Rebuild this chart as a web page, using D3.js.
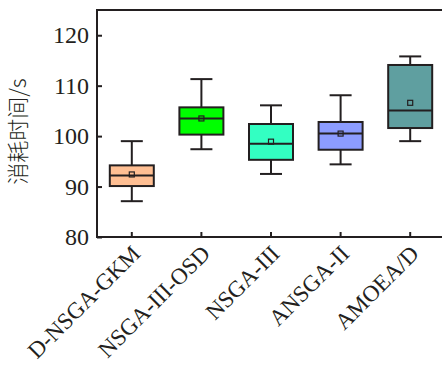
<!DOCTYPE html>
<html><head><meta charset="utf-8">
<script src="https://cdn.jsdelivr.net/npm/d3@7"></script>
<style>body{margin:0;background:#fff}svg{display:block}</style>
</head><body>
<svg id="c" width="442" height="367"></svg>
<script>
const categories = ["D-NSGA-GKM","NSGA-III-OSD","NSGA-III","ANSGA-II","AMOEA/D"];
const whiskerLow = [87.1, 97.4, 92.5, 94.4, 99.0];
const q1 = [90.1, 100.3, 95.3, 97.3, 101.6];
const median = [92.2, 103.5, 98.5, 100.5, 105.1];
const q3 = [94.2, 105.7, 102.4, 102.8, 114.1];
const whiskerHigh = [99.0, 111.3, 106.1, 108.1, 115.8];
const means = [92.4, 103.5, 98.9, 100.5, 106.6];
const colors = ["#FFBF93","#00FF00","#33FFC2","#8C9CFF","#5F9FA0"];
const yTicks = [80, 90, 100, 110, 120];

const svg = d3.select("#c");
const L = 97, T = 10, R = 445, B = 237;
const x = d3.scaleBand().domain(categories).range([L, R]);
const y = d3.scaleLinear().domain([80, 125]).range([B, T]);
const ink = "#231F20";
const serif = "'Liberation Serif','Times New Roman',serif";

// frame
svg.append("rect").attr("x", L).attr("y", T).attr("width", R - L).attr("height", B - T)
  .attr("fill", "none").attr("stroke", ink).attr("stroke-width", 2);

// y axis
const yAxis = svg.append("g").attr("transform", `translate(${L},0)`)
  .call(d3.axisLeft(y).tickValues(yTicks).tickSize(-5).tickPadding(8));
yAxis.select(".domain").remove();
yAxis.selectAll("line").attr("stroke", ink).attr("stroke-width", 2);
yAxis.selectAll("text").attr("font-family", serif).attr("font-size", 24).attr("fill", ink);

// x axis
const xAxis = svg.append("g").attr("transform", `translate(0,${B})`)
  .call(d3.axisBottom(x).tickSize(-5));
xAxis.select(".domain").remove();
xAxis.selectAll("line").attr("stroke", ink).attr("stroke-width", 2);
xAxis.selectAll("text").attr("font-family", serif).attr("font-size", 23).attr("fill", ink)
  .attr("text-anchor", "end").attr("x", 0).attr("y", 0).attr("dy", 0)
  .attr("transform", "translate(10,18) rotate(-45)");

// boxes
const bw = 44, cw = 22;
const g = svg.append("g");
categories.forEach((c, i) => {
  const cx = x(c) + x.bandwidth() / 2;
  const gg = g.append("g");
  gg.append("line").attr("x1", cx).attr("x2", cx).attr("y1", y(whiskerHigh[i])).attr("y2", y(q3[i]))
    .attr("stroke", ink).attr("stroke-width", 2);
  gg.append("line").attr("x1", cx).attr("x2", cx).attr("y1", y(q1[i])).attr("y2", y(whiskerLow[i]))
    .attr("stroke", ink).attr("stroke-width", 2);
  [whiskerHigh[i], whiskerLow[i]].forEach(v => {
    gg.append("line").attr("x1", cx - cw / 2).attr("x2", cx + cw / 2).attr("y1", y(v)).attr("y2", y(v))
      .attr("stroke", ink).attr("stroke-width", 2);
  });
  gg.append("rect").attr("x", cx - bw / 2).attr("width", bw).attr("y", y(q3[i])).attr("height", y(q1[i]) - y(q3[i]))
    .attr("fill", colors[i]).attr("stroke", ink).attr("stroke-width", 2);
  gg.append("line").attr("x1", cx - bw / 2).attr("x2", cx + bw / 2).attr("y1", y(median[i])).attr("y2", y(median[i]))
    .attr("stroke", ink).attr("stroke-width", 2);
  gg.append("rect").attr("x", cx - 2.5).attr("y", y(means[i]) - 2.5).attr("width", 5).attr("height", 5)
    .attr("fill", "none").attr("stroke", ink).attr("stroke-width", 1.2);
});

// y label
svg.append("text").attr("transform", `translate(26,${(T + B) / 2 + 8}) rotate(-90)`)
  .attr("text-anchor", "middle").attr("font-size", 22).attr("fill", ink)
  .attr("font-family", "'Noto Sans CJK SC',sans-serif").attr("font-weight", 300)
  .text("消耗时间/s");
</script>
</body></html>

*Stated task*: Please quote the lines of the material, beginning with the first and ending with the one that contains "const yTicks = [80, 90, 100, 110, 120];", exactly as written and without any pictures.

*Written solution*:
Rebuild this chart as a web page, using D3.js.
<!DOCTYPE html>
<html><head><meta charset="utf-8">
<script src="https://cdn.jsdelivr.net/npm/d3@7"></script>
<style>body{margin:0;background:#fff}svg{display:block}</style>
</head><body>
<svg id="c" width="442" height="367"></svg>
<script>
const categories = ["D-NSGA-GKM","NSGA-III-OSD","NSGA-III","ANSGA-II","AMOEA/D"];
const whiskerLow = [87.1, 97.4, 92.5, 94.4, 99.0];
const q1 = [90.1, 100.3, 95.3, 97.3, 101.6];
const median = [92.2, 103.5, 98.5, 100.5, 105.1];
const q3 = [94.2, 105.7, 102.4, 102.8, 114.1];
const whiskerHigh = [99.0, 111.3, 106.1, 108.1, 115.8];
const means = [92.4, 103.5, 98.9, 100.5, 106.6];
const colors = ["#FFBF93","#00FF00","#33FFC2","#8C9CFF","#5F9FA0"];
const yTicks = [80, 90, 100, 110, 120];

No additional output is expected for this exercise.